Is it important for you to dance ballet at home? How do you do that in your space?
"I teach ballet and I have my own class called Ballet1. It's an exploratory ballet movement class, and I plan my class at home. So I have a piece of Marley, which is the vinyl floor that we dance on, under one of our rugs in the bedroom. I'll pull that up when I want to dance. I have a giant mirror in our bedroom, too."
What have you learned through the process of decorating so many spaces?
"It's funny; in a way, I don't really think of it as decorating. I know some people approach design like a project and they kind of just like to get it done in a month. I am so not like that. I feel like I don't like anything to look too finished or perfect. I mean, it takes me months to even hang one piece of art because I don't want it to be up until I for sure know that's where it belongs. I just buy things when I think they're really special. When you can, it's nice to just buy something you really love versus buying new things for every apartment you move into. If you have that one chair or lamp you love, you can always base everything in a room off it, or it can be the starting point."
Do you have a piece like that in your place now?
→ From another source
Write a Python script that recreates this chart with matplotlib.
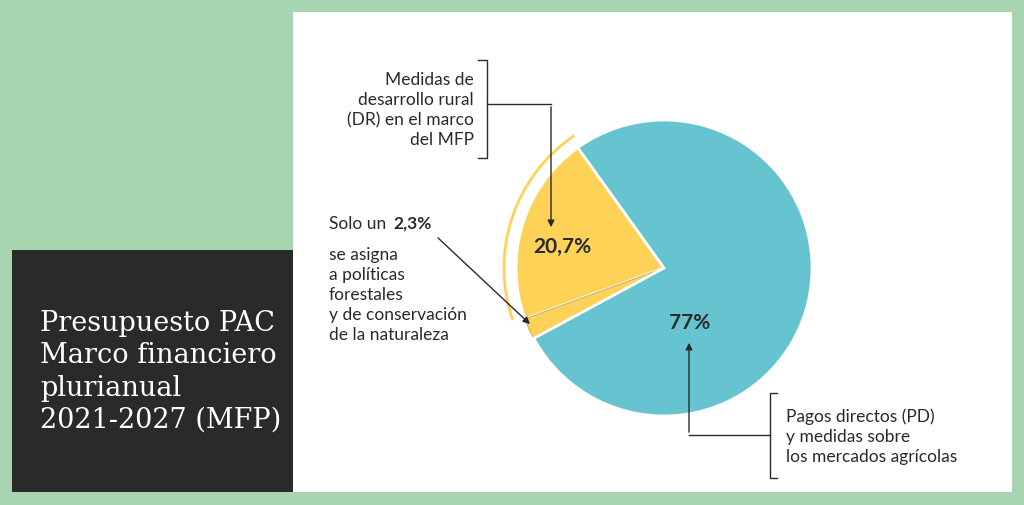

"I think that the pieces that Sharif and I made—the little shapes in the living room and the bed—are those pieces. We made them so that they would eschew like, any trends and just be timeless pieces that we can carry through life.
"Sharif is really good at drawing, and I'm terrible. I'm more into references, like I always have a lot of pictures that I like and I can show Sharif. And Sharif didn't engage with social media really at all until this year. He uses books or pure intuition. I would come with a picture and an idea, and then we would just sit and draw things together. And then once we got to a place where we liked it, then we'd have to get specific and make tiny decisions about which way we'd want the woodgrain to go and what type of fasteners we'd want. It was also cool for me to learn a lot more about woodworking and construction and things like that through the process. It was just a fun thing. We design stuff together all the time, even stuff we haven't made yet."
Are there any other objects in the house that are super meaningful to you?
"The lapis candlesticks on our mantel are from Sharif's father, and we both really love lapis. I like putting flowers in them because I think they're kind of wide and it's hard to find a candle that really fits. We live right near the Union Square greenmarket, which makes it easy to get seasonal, beautiful flowers. I have to tell myself to get my food first so I can pick out flowers as a treat on my way back. I also think our rugs are really special because they're all very old and handmade. It's incredible."
You talked earlier about lighting being so important. What makes a space well lit? Are you anti-overhead light?
"Honestly, we don't have quite enough lamps yet. But I think having a lot of lamps is much more beautiful lighting than overhead lighting. And I think candlelight is definitely the best."